Remember, the tender offer will expire on the Expiration Date unless extended by the Company. IF YOU INTEND TO EXERCISE YOUR VESTED STOCK OPTIONS IN ORDER TO TENDER SHARES IN THE TENDER OFFER, YOU MUST ALLOW SUFFICIENT TIME TO COMPLETE THE EXERCISE AND TO HAVE THE SHARES TRANSFERRED TO YOUR ACCOUNT AND TO SUBMIT THE SHARES IN THE TENDER OFFER BY THE EXPIRATION DATE. YOU MUST OBTAIN THE OFFER TO PURCHASE AND THE LETTER OF TRANSMITTAL IN ORDER TO TENDER YOUR SHARES IN THE TENDER OFFER. IT IS RECOMMENDED THAT YOU EXERCISE YOUR SHARES NO LATER THAN TUESDAY, SEPTEMBER 19, 2006, TO ALLOW SUFFICIENT TIME TO COMPLETE THE EXERCISE. You may obtain copies of the Offer to Purchase and the Letter of Transmittal by calling Georgeson, Inc., the information agent for the tender offer, at (800) 295-3782 (toll-free).

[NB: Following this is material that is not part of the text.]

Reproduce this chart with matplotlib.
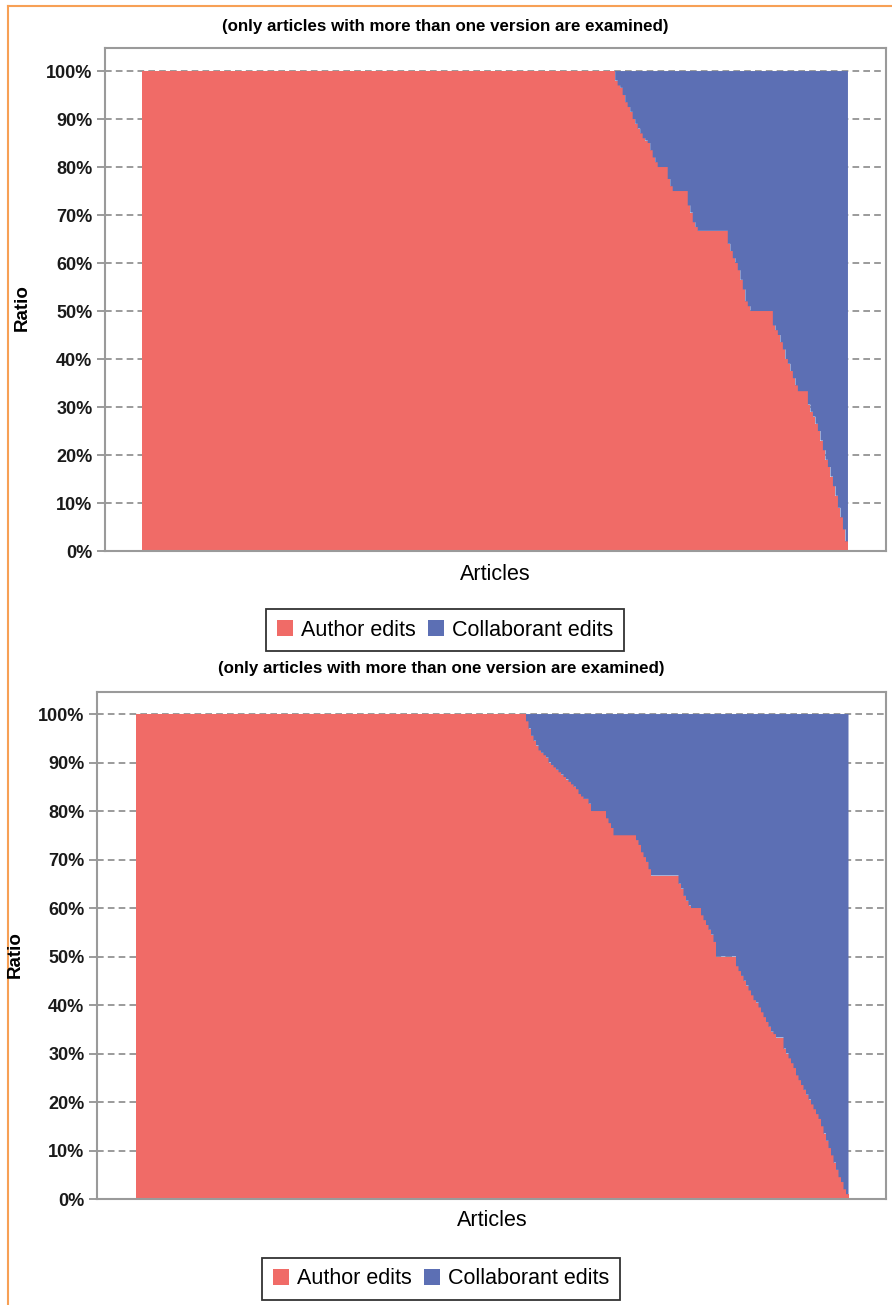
import numpy as np
import matplotlib
matplotlib.use("Agg")
import matplotlib.pyplot as plt
from matplotlib.patches import Patch
from matplotlib.lines import Line2D

# ---------------- data (run-length: author-edit ratio in %, number of articles) ----------------
top_ratios = [100, 98, 97, 96.5, 95, 93.5, 92.5, 91.5, 90, 89, 88, 87, 86, 85.5, 85, 83.5, 82, 81,
              80, 77.5, 76, 75, 72, 70.5, 68.5, 67.5, 66.7,
              64, 62.5, 61, 60, 58.5, 56.5, 54.5, 52, 51, 50,
              47, 46, 45, 43.5, 42, 40, 39, 37.5, 36, 34.5, 33.3,
              30.5, 29, 28, 26.5, 25, 23, 21, 19, 17.5, 15.5, 13.5, 11.5, 9, 7, 4.5, 2]
top_counts = [189, 1, 1, 1, 1, 1, 1, 1, 1, 1, 1, 1, 1, 1, 1, 1, 1, 1,
              4, 1, 1, 6, 1, 1, 1, 1, 12,
              1, 1, 1, 1, 1, 1, 1, 1, 1, 9,
              1, 1, 1, 1, 1, 1, 1, 1, 1, 1, 4,
              1, 1, 1, 1, 1, 1, 1, 1, 1, 1, 1, 1, 1, 1, 1, 1]

bottom_ratios = [100, 98.5, 97, 95.5, 94.5, 93.5, 92.5, 92, 91.5, 91, 90, 89.5, 89, 88.5, 88, 87.5,
                 87, 86.5, 86, 85.5, 85, 84.5, 83.5, 83, 82.5, 82.5, 81.5,
                 80, 78.5, 77.5, 76.5, 75, 74, 73, 71.5, 70.5, 69.5, 68, 66.7,
                 65, 64, 62.5, 61.5, 60.5, 60, 58.5, 57.5, 56.5, 55.5, 54.5, 53, 50,
                 48, 47, 46, 45, 44, 43, 42, 41, 40.5, 39.5, 38.5, 37.5, 36.5, 35.5, 34.5, 34, 33.3,
                 31, 30, 29, 28, 27, 25.5, 24.5, 23.5, 22.5, 21.5, 20.5, 19.5, 18.5, 17.5, 16.5,
                 15, 13.5, 12, 10.5, 9, 7.5, 6, 4.5, 3.5, 2, 1]
bottom_counts = [156, 1, 1, 1, 1, 1, 1, 1, 1, 1, 1, 1, 1, 1, 1, 1,
                 1, 1, 1, 1, 1, 1, 1, 1, 1, 1, 1,
                 6, 1, 1, 1, 9, 1, 1, 1, 1, 1, 1, 11,
                 1, 1, 1, 1, 1, 4, 1, 1, 1, 1, 1, 1, 8,
                 1, 1, 1, 1, 1, 1, 1, 1, 1, 1, 1, 1, 1, 1, 1, 1, 3,
                 1, 1, 1, 1, 1, 1, 1, 1, 1, 1, 1, 1, 1, 1, 1,
                 1, 1, 1, 1, 1, 1, 1, 1, 1, 1, 1]

series_names = ["Author edits", "Collaborant edits"]
title_text = "(only articles with more than one version are examined)"
ytick_vals = [0, 10, 20, 30, 40, 50, 60, 70, 80, 90, 100]
ytick_labels = [f"{v}%" for v in ytick_vals]

# ---------------- style ----------------
RED = "#F06B67"
BLUE = "#5C6FB4"
GRID = "#8a8a8a"
FONT = "Liberation Sans"
plt.rcParams["font.family"] = [FONT, "DejaVu Sans"]

W, H = 892, 1305
fig = plt.figure(figsize=(W / 100, H / 100), dpi=100)


def fx(px):
    return px / W


def fy(py):
    return 1 - py / H


def panel(rect, ratios, counts, ylim_top, xpad_left, xpad_right):
    ax = fig.add_axes(rect)
    author = np.repeat(np.array(ratios, dtype=float), counts) / 100.0
    n = len(author)
    edges = np.arange(n + 1)
    ax.stairs(author, edges, baseline=0, fill=True, color=RED, lw=0, zorder=2)
    ax.stairs(np.ones(n), edges, baseline=author, fill=True, color=BLUE, lw=0, zorder=2)
    ax.set_xlim(-xpad_left, n + xpad_right)
    ax.set_ylim(0, ylim_top)
    ax.set_yticks([v / 100 for v in ytick_vals])
    ax.set_yticklabels(ytick_labels, fontsize=13, fontweight="bold", color="#1a1a1a")
    ax.set_xticks([])
    ax.tick_params(axis="y", direction="out", length=6, width=1.2, color=GRID, pad=3)
    ax.yaxis.grid(True, linestyle=(0, (4, 2.5)), color=GRID, lw=1.2, zorder=0)
    ax.set_axisbelow(True)
    for s in ax.spines.values():
        s.set_color("#9a9a9a")
        s.set_linewidth(1.5)
    return ax


# top panel
ax1 = panel([fx(105), fy(551), fx(781), (551 - 48) / H], top_ratios, top_counts,
            1 + 23 / 479, 14.8, 15.2)
# bottom panel
ax2 = panel([fx(97), fy(1199), fx(789), (1199 - 692) / H], bottom_ratios, bottom_counts,
            1 + 22 / 484, 15.6, 15.0)

# titles
fig.text(fx(445), fy(27), title_text, ha="center", va="center", fontsize=12.2, fontweight="bold")
fig.text(fx(441), fy(668), title_text, ha="center", va="center", fontsize=12.2, fontweight="bold")

# axis labels
fig.text(fx(22), fy(308), "Ratio", rotation=90, ha="center", va="center", fontsize=13.5, fontweight="bold")
fig.text(fx(15), fy(955), "Ratio", rotation=90, ha="center", va="center", fontsize=13.5, fontweight="bold")
fig.text(fx(495), fy(574), "Articles", ha="center", va="center", fontsize=15.5)
fig.text(fx(492), fy(1220), "Articles", ha="center", va="center", fontsize=15.5)

# legends
handles = [Patch(facecolor=RED, edgecolor="none"), Patch(facecolor=BLUE, edgecolor="none")]
for cx, cy in [(445, 630), (441, 1279)]:
    leg = fig.legend(handles, series_names, loc="center", bbox_to_anchor=(fx(cx), fy(cy)),
                     ncol=2, fontsize=15.5, frameon=True, fancybox=False, edgecolor="black",
                     handlelength=0.75, handleheight=0.8, handletextpad=0.35, columnspacing=0.6,
                     borderpad=0.5, borderaxespad=0)
    leg.get_frame().set_linewidth(1.3)

# orange border (top and left)
fig.add_artist(Line2D([fx(8), 1], [fy(6), fy(6)], color="#F7A055", lw=1.5, transform=fig.transFigure))
fig.add_artist(Line2D([fx(8), fx(8)], [fy(6), 0], color="#F7A055", lw=1.5, transform=fig.transFigure))

fig.savefig("out.png", dpi=100)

You should consult your own tax advisor as to the particular U.S. federal income tax consequences to you of tendering shares pursuant to the tender offer and the applicability and effect of any state, local or foreign tax laws and other tax consequences with respect to the tender offer. In particular, if your options are “incentive stock options” as defined in Section 422 of the Internal Revenue Code of 1986, as amended (the “Code”), you should discuss with your tax advisor any implications of exercising your options and tendering the shares into the tender offer in light of the applicable holding periods under Section 422 of the Code.

THE TENDER OFFER IS NOT BEING MADE TO, NOR WILL TENDERS BE ACCEPTED FROM, OR ON BEHALF OF, HOLDERS OF SHARES IN ANY JURISDICTION IN WHICH THE MAKING OR ACCEPTANCE THEREOF WOULD NOT BE IN COMPLIANCE WITH THE LAWS OF SUCH JURISDICTION.